Política

Montescos y Capuletos (versión judicial)

¿Qué sentido tiene perpetuar fórmulas de asociacionismo ideológico que dañan más que benefician?

No diremos que se haya seguido el desenlace de la elección del presidente del Tribunal Constitucional con la intensidad de una final de fútbol, porque no ha llegado a ese extremo, pero casi. Pocas veces, como en los últimos tiempos, la información relativa a magistrados y jueces, a sus nombramientos, sus carreras y currículos ha acaparado tanta atención mediática y social. Y no está mal que así sea, claro, siempre que no termine derivando en una muesca más en la erosión que atenaza a la democracia y sus soportes. Ya sabemos que el descreimiento de una sociedad que se repliega en sus desconfianzas y rechazos va dejando espacio a los populismos. Y también sabemos que nada como las certezas para intentar frenarlos. Por ejemplo, la de la constatación, realista y pragmática, de las conexiones entre política y justicia.

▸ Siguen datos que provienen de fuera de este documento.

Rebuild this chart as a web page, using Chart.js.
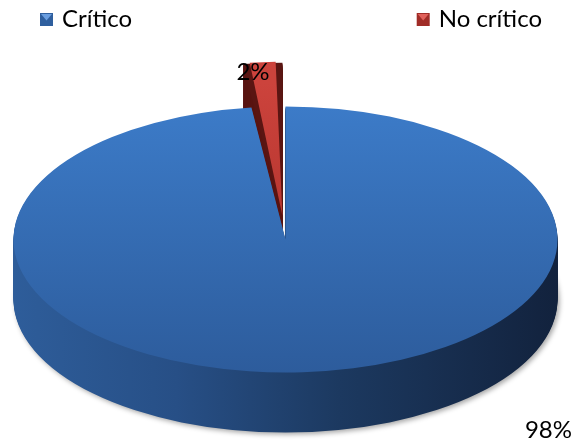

Los juristas no son seres asépticos, sin ideas ni criterios propios. Ni siquiera sería legítimo aspirar a que lo fueran. Es una evidencia a la que todos los Estados de derecho deben enfrentarse para buscar el equilibrio que garantice la máxima independencia e imparcialidad de quienes velan por las normas supremas. Uno de los ejemplos más paradigmáticos de los contrapesos entre el poder y las togas es el de los jueces del Supremo en Estados Unidos. Nombrados por el presidente con carácter vitalicio, quedan liberados de cualquier tentación de servidumbre o sometimiento y termina por resultar irrelevante si fueron elegidos en mandato demócrata o republicano. En España, al margen de la vinculación partidista y del adjetivo conservador o progresista que suele ir engarzado al nombre del magistrado, contamos con una peculiaridad añadida: la abierta adscripción a asociaciones definidas por sus tendencias.

Y ese hecho que, en su origen, pudo justificarse por un afán de transparencia, para evitar suspicacias, ha derivado, en realidad, en una perversa clasificación que etiqueta a quienes deberían exhibir neutralidad. Si consideramos que los jueces siempre van a ser objetivos en la interpretación y aplicación de la ley, si consideramos que sus convicciones o creencias no van a condicionar ninguna de sus decisiones (y está bien considerarlo de este modo porque así debe ser), ¿qué sentido tiene perpetuar fórmulas de asociacionismo ideológico que dañan más que benefician? Asumimos que no es verosímil un espacio público tan aséptico que carezca de cualquier connotación ideológica, pero constatamos, también, que no debiera impregnarlo todo: no podemos resignarnos a desgastar más el sistema a través de esa recreación, permanente y judicial, del enfrentamiento entre Montescos y Capuletos.